## Begin The input
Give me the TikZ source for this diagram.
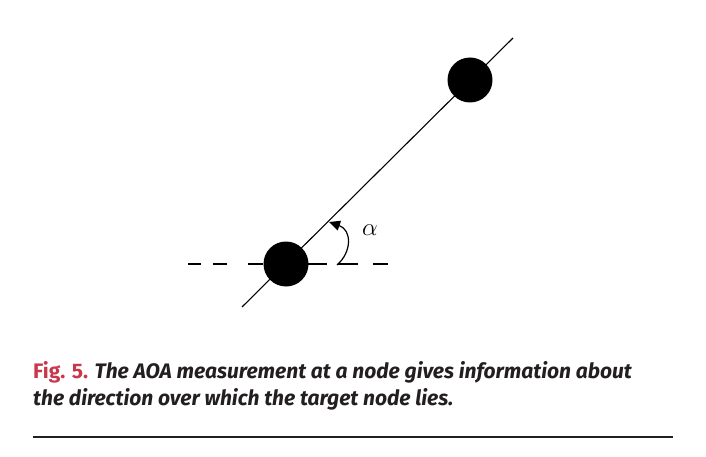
\documentclass[tikz,border=0pt]{standalone}
\usepackage{fontspec}
\newfontfamily\capfont{Fira Sans}
\usetikzlibrary{arrows.meta}
\definecolor{figred}{HTML}{C8384C}
\definecolor{captxt}{HTML}{231F20}
\tikzset{
  dot/.style={circle,fill=black,inner sep=0pt,minimum width=45pt,minimum height=43pt},
  refline/.style={line width=1.1pt},
  dashseg/.style={line width=1.2pt},
  caption/.style={anchor=base west,inner sep=0pt,font=\capfont\bfseries\itshape\fontsize{21}{27}\selectfont,text=captxt}
}
\begin{document}
\begin{tikzpicture}[x=1pt,y=-1pt]
\useasboundingbox (0,0) rectangle (706,457);
% line through both nodes
\coordinate (lineA) at (242,307);
\coordinate (lineB) at (513,38);
\draw[refline] (lineA) -- (lineB);
% dashed horizontal reference
\draw[dashseg] (188,264) -- (201,264) (213,264) -- (227,264) (248,264) -- (263,264)
  (308,264) -- (327,264) (338,264) -- (358,264) (373,264) -- (388,264);
% nodes
\node[dot] (lower) at (286,264) {};
\node[dot] (upper) at (470,80) {};
% angle arc
\coordinate (arcS) at (337,265);
\coordinate (arcE) at (329,222);
\draw[line width=1.2pt,-{Triangle[length=11pt,width=10pt]}] (arcS) .. controls (352,252) and (352,230) .. (arcE);
\node[font=\fontsize{25}{25}\selectfont] (alpha) at (370,230) {$\alpha$};
% caption
\node[caption] (cap1) at (33,378) {{\color{figred}\upshape Fig. 5.} The AOA measurement at a node gives information about};
\node[caption] (cap2) at (33,405) {the direction over which the target node lies.};
\draw[line width=1.4pt,color=captxt] (33,437) -- (673,437);
\end{tikzpicture}
\end{document}
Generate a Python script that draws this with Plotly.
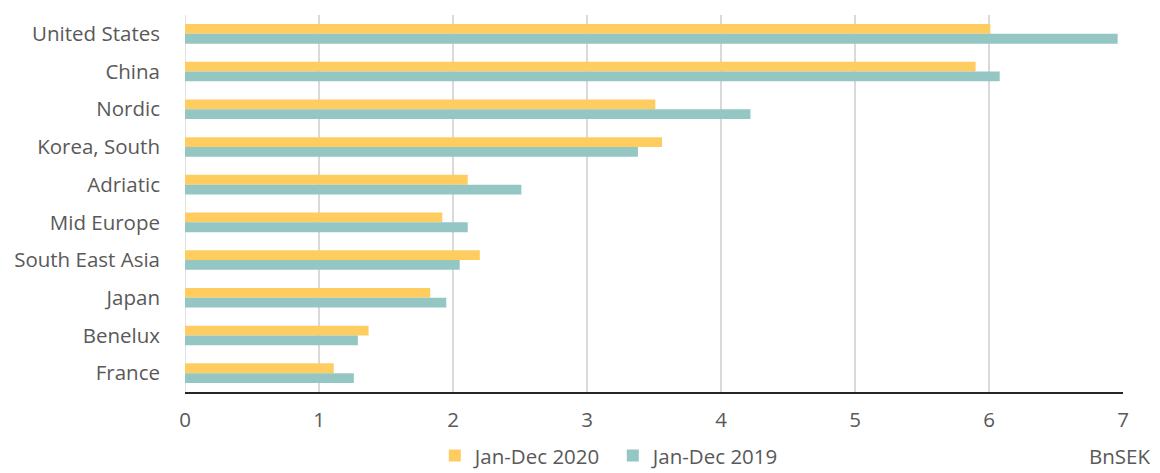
import plotly.graph_objects as go

categories = ["United States", "China", "Nordic", "Korea, South", "Adriatic",
              "Mid Europe", "South East Asia", "Japan", "Benelux", "France"]
values_2020 = [6.01, 5.90, 3.51, 3.56, 2.11, 1.92, 2.20, 1.83, 1.37, 1.11]
values_2019 = [6.96, 6.08, 4.22, 3.38, 2.51, 2.11, 2.05, 1.95, 1.29, 1.26]
x_ticks = [0, 1, 2, 3, 4, 5, 6, 7]

FONT = "Open Sans"
GRAY = "#595959"
FS = 20.5

# page body has an 8px default margin; compensate so plot lands where reference is
fig = go.Figure()
fig.add_trace(go.Bar(y=categories, x=values_2020, orientation="h",
                     name="Jan-Dec 2020", marker=dict(color="#FFCC60", line=dict(width=0))))
fig.add_trace(go.Bar(y=categories, x=values_2019, orientation="h",
                     name="Jan-Dec 2019", marker=dict(color="#94C6C3", line=dict(width=0))))

fig.update_layout(
    width=1152, height=465,
    margin=dict(l=177, r=37, t=7, b=81, autoexpand=False),
    paper_bgcolor="white", plot_bgcolor="white",
    barmode="group", bargap=0.48, bargroupgap=0,
    font=dict(family=FONT, size=FS, color=GRAY),
    showlegend=True,
    legend=dict(orientation="h", xref="container", yref="container",
                x=0.525, y=0.037, xanchor="center", yanchor="middle",
                font=dict(family=FONT, size=FS, color=GRAY), itemwidth=30,
                entrywidth=133, entrywidthmode="pixels",
                traceorder="normal", bgcolor="rgba(0,0,0,0)"),
    xaxis=dict(range=[0, 7], tickvals=x_ticks, showgrid=True, gridcolor="#D9D9D9",
               gridwidth=1.5, zeroline=False, showline=True, linecolor="#262626",
               linewidth=1.5, ticks="", ticklabelstandoff=9,
               tickfont=dict(family=FONT, size=FS, color=GRAY), fixedrange=True),
    yaxis=dict(autorange="reversed", showgrid=False, zeroline=False, showline=False,
               ticks="", ticklabelstandoff=24,
               tickfont=dict(family=FONT, size=FS, color=GRAY)),
    annotations=[dict(text="BnSEK", xref="paper", yref="paper", x=1.031, y=-0.170,
                      xanchor="right", yanchor="middle", showarrow=False,
                      font=dict(family=FONT, size=FS, color=GRAY))],
)
# left gridline at x=0
fig.add_shape(type="line", xref="x", yref="paper", x0=0, x1=0, y0=0, y1=1,
              line=dict(color="#D9D9D9", width=1.5), layer="below")

fig.write_html("out.html")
## End The input
- [What this task involves]
Without the pictures, extract every entry verbatim.

- [Solution to the exercise]
Give me the TikZ source for this diagram.
\documentclass[tikz,border=0pt]{standalone}
\usepackage{fontspec}
\newfontfamily\capfont{Fira Sans}
\usetikzlibrary{arrows.meta}
\definecolor{figred}{HTML}{C8384C}
\definecolor{captxt}{HTML}{231F20}
\tikzset{
  dot/.style={circle,fill=black,inner sep=0pt,minimum width=45pt,minimum height=43pt},
  refline/.style={line width=1.1pt},
  dashseg/.style={line width=1.2pt},
  caption/.style={anchor=base west,inner sep=0pt,font=\capfont\bfseries\itshape\fontsize{21}{27}\selectfont,text=captxt}
}
\begin{document}
\begin{tikzpicture}[x=1pt,y=-1pt]
\useasboundingbox (0,0) rectangle (706,457);
% line through both nodes
\coordinate (lineA) at (242,307);
\coordinate (lineB) at (513,38);
\draw[refline] (lineA) -- (lineB);
% dashed horizontal reference
\draw[dashseg] (188,264) -- (201,264) (213,264) -- (227,264) (248,264) -- (263,264)
  (308,264) -- (327,264) (338,264) -- (358,264) (373,264) -- (388,264);
% nodes
\node[dot] (lower) at (286,264) {};
\node[dot] (upper) at (470,80) {};
% angle arc
\coordinate (arcS) at (337,265);
\coordinate (arcE) at (329,222);
\draw[line width=1.2pt,-{Triangle[length=11pt,width=10pt]}] (arcS) .. controls (352,252) and (352,230) .. (arcE);
\node[font=\fontsize{25}{25}\selectfont] (alpha) at (370,230) {$\alpha$};
% caption
\node[caption] (cap1) at (33,378) {{\color{figred}\upshape Fig. 5.} The AOA measurement at a node gives information about};
\node[caption] (cap2) at (33,405) {the direction over which the target node lies.};
\draw[line width=1.4pt,color=captxt] (33,437) -- (673,437);
\end{tikzpicture}
\end{document}
Generate a Python script that draws this with Plotly.
import plotly.graph_objects as go

categories = ["United States", "China", "Nordic", "Korea, South", "Adriatic",
              "Mid Europe", "South East Asia", "Japan", "Benelux", "France"]
values_2020 = [6.01, 5.90, 3.51, 3.56, 2.11, 1.92, 2.20, 1.83, 1.37, 1.11]
values_2019 = [6.96, 6.08, 4.22, 3.38, 2.51, 2.11, 2.05, 1.95, 1.29, 1.26]
x_ticks = [0, 1, 2, 3, 4, 5, 6, 7]

FONT = "Open Sans"
GRAY = "#595959"
FS = 20.5

# page body has an 8px default margin; compensate so plot lands where reference is
fig = go.Figure()
fig.add_trace(go.Bar(y=categories, x=values_2020, orientation="h",
                     name="Jan-Dec 2020", marker=dict(color="#FFCC60", line=dict(width=0))))
fig.add_trace(go.Bar(y=categories, x=values_2019, orientation="h",
                     name="Jan-Dec 2019", marker=dict(color="#94C6C3", line=dict(width=0))))

fig.update_layout(
    width=1152, height=465,
    margin=dict(l=177, r=37, t=7, b=81, autoexpand=False),
    paper_bgcolor="white", plot_bgcolor="white",
    barmode="group", bargap=0.48, bargroupgap=0,
    font=dict(family=FONT, size=FS, color=GRAY),
    showlegend=True,
    legend=dict(orientation="h", xref="container", yref="container",
                x=0.525, y=0.037, xanchor="center", yanchor="middle",
                font=dict(family=FONT, size=FS, color=GRAY), itemwidth=30,
                entrywidth=133, entrywidthmode="pixels",
                traceorder="normal", bgcolor="rgba(0,0,0,0)"),
    xaxis=dict(range=[0, 7], tickvals=x_ticks, showgrid=True, gridcolor="#D9D9D9",
               gridwidth=1.5, zeroline=False, showline=True, linecolor="#262626",
               linewidth=1.5, ticks="", ticklabelstandoff=9,
               tickfont=dict(family=FONT, size=FS, color=GRAY), fixedrange=True),
    yaxis=dict(autorange="reversed", showgrid=False, zeroline=False, showline=False,
               ticks="", ticklabelstandoff=24,
               tickfont=dict(family=FONT, size=FS, color=GRAY)),
    annotations=[dict(text="BnSEK", xref="paper", yref="paper", x=1.031, y=-0.170,
                      xanchor="right", yanchor="middle", showarrow=False,
                      font=dict(family=FONT, size=FS, color=GRAY))],
)
# left gridline at x=0
fig.add_shape(type="line", xref="x", yref="paper", x0=0, x1=0, y0=0, y1=1,
              line=dict(color="#D9D9D9", width=1.5), layer="below")

fig.write_html("out.html")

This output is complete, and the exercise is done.